15 września1944 r. Pinkus i Jurek Blumenfeldow...

  • NIE
  • 15 września1944 r. Pinkus i Jurek Blumenfeldowie nadal ukrywali się w warsztacie na rogu Krakowskiego Przedmieścia i Nowego Zjazdu. Pinkus napisał, że lżej mu na duszy. Jurek się z nim sprzeczał. Brakowało im wody, wydzielali sobie po 3-4 deserowe łyżeczki dziennie. Jedzenie mieli tylko suche, kasza lub groszek, co jeszcze bardziej wysuszało im gardła. W nocy zabłąkał się kociak do ich schowka. Musieli go jednak wyrzucić, aby ich nie zdekonspirował. Był uparty i długo nie chciał wyjść, nie bał się. Rano obudzili się z niesmakiem w ustach. Dla orzeźwienia używali kropli miętowych na cukrze. Do warsztatu przyszli dwaj Niemcy, przeszli przez wszystkie ubikacje przyświecając sobie latarką. Byli w warsztacie 1,5 godziny i wyglądało na to, że znali już ten lokal. Jurek od kilku dni namawiał ojca do włamania się do lokalu obok mieszkania matki właścicieli warsztatu. Był w nim sklep z napojami chłodzącymi.

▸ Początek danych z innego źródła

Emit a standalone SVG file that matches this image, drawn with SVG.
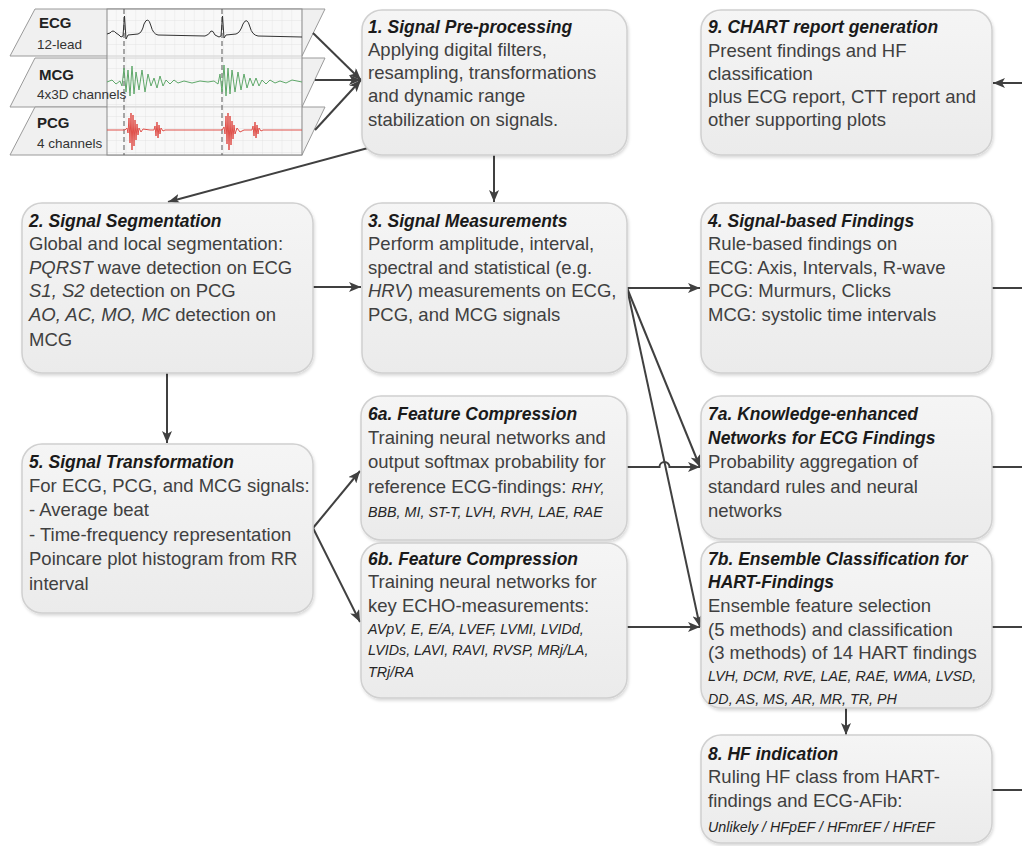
<svg xmlns="http://www.w3.org/2000/svg" width="1022" height="846" viewBox="0 0 1022 846">
<defs>
<linearGradient id="bg" x1="0" y1="0" x2="0" y2="1"><stop offset="0" stop-color="#f5f5f5"/><stop offset="1" stop-color="#ebebeb"/></linearGradient>
<filter id="sh" x="-5%" y="-5%" width="110%" height="115%"><feDropShadow dx="1" dy="2" stdDeviation="1.5" flood-color="#000" flood-opacity="0.15"/></filter>
<marker id="ah" viewBox="0 0 12 10" refX="12" refY="5" markerWidth="12" markerHeight="10" markerUnits="userSpaceOnUse" orient="auto"><path d="M0,0 L12,5 L0,10 L3,5 z" fill="#404040"/></marker>
<pattern id="grid" x="107" y="9" width="9.75" height="12" patternUnits="userSpaceOnUse"><path d="M9.75,0 V12 M0,12 H9.75" fill="none" stroke="#dedede" stroke-width="0.7"/></pattern>
</defs>
<style>
.box{fill:url(#bg);stroke:#d0d0d0;stroke-width:1.5;filter:url(#sh)}
text{font-family:"Liberation Sans",Arial,sans-serif}
.t{font-size:17.5px;font-weight:bold;font-style:italic;fill:#1a1a1a}
.b{font-size:18.5px;fill:#404040}
.s{font-size:14.3px;font-style:italic;fill:#262626}
.i{font-style:italic}
.c{fill:none;stroke:#404040;stroke-width:2}
.pan{fill:#f0f0f0;stroke:#9a9a9a;stroke-width:1}
.pl{font-size:15px;font-weight:bold;fill:#222}
.ps{font-size:13.5px;fill:#333}
</style>
<rect width="1022" height="846" fill="#ffffff"/>

<g id="signals">
<polygon class="pan" points="35,9 325,9 302,56 10,56"/>
<polygon class="pan" points="35,58 325,58 302,107 10,107"/>
<polygon class="pan" points="35,107 325,107 302,155 10,155"/>
<rect x="107" y="9" width="195" height="146" fill="#ffffff" fill-opacity="0.55"/>
<rect x="107" y="9" width="195" height="146" fill="url(#grid)"/>
<rect x="107" y="9" width="195" height="146" fill="none" stroke="#8a8a8a" stroke-width="1"/>
<line x1="124" y1="9" x2="124" y2="155" stroke="#555" stroke-width="1" stroke-dasharray="5,3"/>
<line x1="222" y1="9" x2="222" y2="155" stroke="#555" stroke-width="1" stroke-dasharray="5,3"/>
<path d="M107,34 L110,33 Q113,29 116,33 L119,35 L121,37 L123,36 L124.5,16 L126,39 L128,35 L138,34 Q142,33 144,24 Q148,15 151,26 Q153,34 158,35 L205,36 Q209,35 211,31 Q213,30 215,35 L219,37 L221,36 L222.5,16 L224,38 L226,35 L236,34 Q240,33 243,24 Q247,16 250,27 Q252,35 258,36 L302,37" fill="none" stroke="#333" stroke-width="1"/>
<path d="M107,82 L112,80 L116,84 L120,81 L122,86 L124,68 L126,92 L128,70 L130,96 L132,66 L134,94 L136,72 L139,90 L142,70 L145,92 L148,74 L151,86 L154,78 L157,88 L160,76 L163,86 L166,80 L170,84 L174,80 L178,83 L184,81 L192,83 L200,81 L208,82 L214,81 L218,84 L220,74 L222,92 L224,65 L226,96 L228,68 L230,94 L232,70 L235,92 L238,72 L241,90 L244,74 L247,88 L250,78 L253,86 L256,78 L259,86 L262,80 L266,84 L270,80 L275,83 L280,81 L286,83 L292,80 L302,82" fill="none" stroke="#5fa86a" stroke-width="1"/>
<path d="M107,130 L125,130 L127,128 L128,133 L129,118 L130,143 L131,113 L132,150 L133,115 L134,146 L135,120 L136,140 L137,124 L138,135 L139,128 L141,132 L143,129 L150,130 L154,130 L155,126 L156,136 L157,122 L158,138 L159,125 L160,134 L161,128 L163,131 L165,130 L222,130 L224,127 L225,134 L226,116 L227,144 L228,113 L229,150 L230,116 L231,145 L232,121 L233,139 L234,125 L235,134 L237,128 L240,132 L244,130 L252,130 L253,126 L254,136 L255,122 L256,138 L257,125 L258,134 L259,128 L261,131 L263,130 L302,130" fill="none" stroke="#e0504a" stroke-width="1"/>
<text class="pl" x="39" y="28">ECG</text>
<text class="ps" x="37" y="49">12-lead</text>
<text class="pl" x="39" y="80">MCG</text>
<text class="ps" x="37" y="99">4x3D channels</text>
<text class="pl" x="37" y="128">PCG</text>
<text class="ps" x="37" y="148">4 channels</text>
</g>

<g id="connectors">
<line class="c" x1="313" y1="33" x2="361" y2="80" marker-end="url(#ah)"/>
<line class="c" x1="315" y1="80" x2="361" y2="80" marker-end="url(#ah)"/>
<line class="c" x1="315" y1="130" x2="361" y2="80" marker-end="url(#ah)"/>
<line class="c" x1="368" y1="148" x2="168" y2="202" marker-end="url(#ah)"/>
<line class="c" x1="494" y1="155" x2="494" y2="202" marker-end="url(#ah)"/>
<line class="c" x1="313" y1="287" x2="361" y2="287" marker-end="url(#ah)"/>
<line class="c" x1="627" y1="288" x2="700" y2="288" marker-end="url(#ah)"/>
<line class="c" x1="992" y1="288" x2="1022" y2="288"/>
<line class="c" x1="167" y1="373" x2="167" y2="443" marker-end="url(#ah)"/>
<line class="c" x1="313" y1="528" x2="360" y2="471" marker-end="url(#ah)"/>
<line class="c" x1="313" y1="528" x2="360" y2="622" marker-end="url(#ah)"/>
<path class="c" d="M627,467 L659.5,467 A5,5 0 0 1 669.5,467 L700,467" marker-end="url(#ah)"/>
<line class="c" x1="627" y1="288" x2="700" y2="467" marker-end="url(#ah)"/>
<line class="c" x1="627" y1="288" x2="700" y2="627" marker-end="url(#ah)"/>
<line class="c" x1="627" y1="627" x2="700" y2="627" marker-end="url(#ah)"/>
<line class="c" x1="992" y1="467" x2="1022" y2="467"/>
<line class="c" x1="992" y1="627" x2="1022" y2="627"/>
<line class="c" x1="846" y1="708" x2="846" y2="735" marker-end="url(#ah)"/>
<line class="c" x1="992" y1="790" x2="1022" y2="790"/>
<line class="c" x1="1022" y1="83" x2="993" y2="83" marker-end="url(#ah)"/>
</g>

<g id="node1">
<rect class="box" x="362" y="10" width="265" height="145" rx="20"/>
<text class="t" x="368" y="33">1. Signal Pre-processing</text>
<text class="b" x="368" y="56">Applying digital filters,</text>
<text class="b" x="368" y="79">resampling, transformations</text>
<text class="b" x="368" y="102">and dynamic range</text>
<text class="b" x="368" y="126">stabilization on signals.</text>
</g>

<g id="node9">
<rect class="box" x="701" y="10" width="291" height="145" rx="20"/>
<text class="t" x="708" y="33">9. CHART report generation</text>
<text class="b" x="708" y="57">Present findings and HF</text>
<text class="b" x="708" y="80">classification</text>
<text class="b" x="708" y="103">plus ECG report, CTT report and</text>
<text class="b" x="708" y="126">other supporting plots</text>
</g>

<g id="node2">
<rect class="box" x="22" y="203" width="291" height="170" rx="20"/>
<text class="t" x="29" y="227">2. Signal Segmentation</text>
<text class="b" x="29" y="250">Global and local segmentation:</text>
<text class="b" x="29" y="274"><tspan class="i">PQRST</tspan> wave detection on ECG</text>
<text class="b" x="29" y="297"><tspan class="i">S1, S2</tspan> detection on PCG</text>
<text class="b" x="29" y="321"><tspan class="i">AO, AC, MO, MC</tspan> detection on</text>
<text class="b" x="29" y="346">MCG</text>
</g>

<g id="node3">
<rect class="box" x="362" y="203" width="265" height="170" rx="20"/>
<text class="t" x="368" y="227">3. Signal Measurements</text>
<text class="b" x="368" y="250">Perform amplitude, interval,</text>
<text class="b" x="368" y="274">spectral and statistical (e.g.</text>
<text class="b" x="368" y="297"><tspan class="i">HRV</tspan>) measurements on ECG,</text>
<text class="b" x="368" y="321">PCG, and MCG signals</text>
</g>

<g id="node4">
<rect class="box" x="701" y="203" width="291" height="170" rx="20"/>
<text class="t" x="708" y="227">4. Signal-based Findings</text>
<text class="b" x="708" y="250">Rule-based findings on</text>
<text class="b" x="708" y="274">ECG: Axis, Intervals, R-wave</text>
<text class="b" x="708" y="297">PCG: Murmurs, Clicks</text>
<text class="b" x="708" y="321">MCG: systolic time intervals</text>
</g>

<g id="node5">
<rect class="box" x="22" y="444" width="291" height="169" rx="20"/>
<text class="t" x="29" y="468">5. Signal Transformation</text>
<text class="b" x="29" y="492">For ECG, PCG, and MCG signals:</text>
<text class="b" x="29" y="516">- Average beat</text>
<text class="b" x="29" y="541">- Time-frequency representation</text>
<text class="b" x="29" y="565">Poincare plot histogram from RR</text>
<text class="b" x="29" y="590">interval</text>
</g>

<g id="node6a">
<rect class="box" x="361" y="396" width="266" height="144" rx="20"/>
<text class="t" x="368" y="420">6a. Feature Compression</text>
<text class="b" x="368" y="444">Training neural networks and</text>
<text class="b" x="368" y="468">output softmax probability for</text>
<text class="b" x="368" y="493">reference ECG-findings: <tspan class="s">RHY,</tspan></text>
<text class="s" x="368" y="517">BBB, MI, ST-T, LVH, RVH, LAE, RAE</text>
</g>

<g id="node6b">
<rect class="box" x="361" y="543" width="266" height="155" rx="20"/>
<text class="t" x="368" y="565">6b. Feature Compression</text>
<text class="b" x="368" y="588">Training neural networks for</text>
<text class="b" x="368" y="612">key ECHO-measurements:</text>
<text class="s" x="368" y="634">AVpV, E, E/A, LVEF, LVMI, LVIDd,</text>
<text class="s" x="368" y="655">LVIDs, LAVI, RAVI, RVSP, MRj/LA,</text>
<text class="s" x="368" y="677">TRj/RA</text>
</g>

<g id="node7a">
<rect class="box" x="701" y="396" width="291" height="143" rx="20"/>
<text class="t" x="708" y="420">7a. Knowledge-enhanced</text>
<text class="t" x="708" y="444">Networks for ECG Findings</text>
<text class="b" x="708" y="468">Probability aggregation of</text>
<text class="b" x="708" y="493">standard rules and neural</text>
<text class="b" x="708" y="517">networks</text>
</g>

<g id="node7b">
<rect class="box" x="701" y="542" width="291" height="166" rx="20"/>
<text class="t" x="708" y="565">7b. Ensemble Classification for</text>
<text class="t" x="708" y="588">HART-Findings</text>
<text class="b" x="708" y="612">Ensemble feature selection</text>
<text class="b" x="708" y="636">(5 methods) and classification</text>
<text class="b" x="708" y="659">(3 methods) of 14 HART findings</text>
<text class="s" x="708" y="681">LVH, DCM, RVE, LAE, RAE, WMA, LVSD,</text>
<text class="s" x="708" y="704">DD, AS, MS, AR, MR, TR, PH</text>
</g>

<g id="node8">
<rect class="box" x="701" y="735" width="291" height="108" rx="20"/>
<text class="t" x="708" y="760">8. HF indication</text>
<text class="b" x="708" y="783">Ruling HF class from HART-</text>
<text class="b" x="708" y="807">findings and ECG-AFib:</text>
<text class="s" x="708" y="832">Unlikely / HFpEF / HFmrEF / HFrEF</text>
</g>
</svg>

Pinkus bał się trudności przy włamaniu do dobrze zabezpieczonego lokalu, tym bardziej, że na pierwszym piętrze nadal byli Niemcy. Jednak brak wody i pragnienie sprawiało, że coraz bardziej to rozważał. Niemcy strzelali z dział ustawionych na ruinach Zamku. Obaj, Pinkus i Jurek, zeszli tego dnia wcześniej do schronu.

  • 1944-09-15
  • powstanie warszawskie
  • działania Niemców, pisanie dziennika
  • Prawdopodobne miejsce zostało ustalone na podstawie urywków opisu z pamiętnika.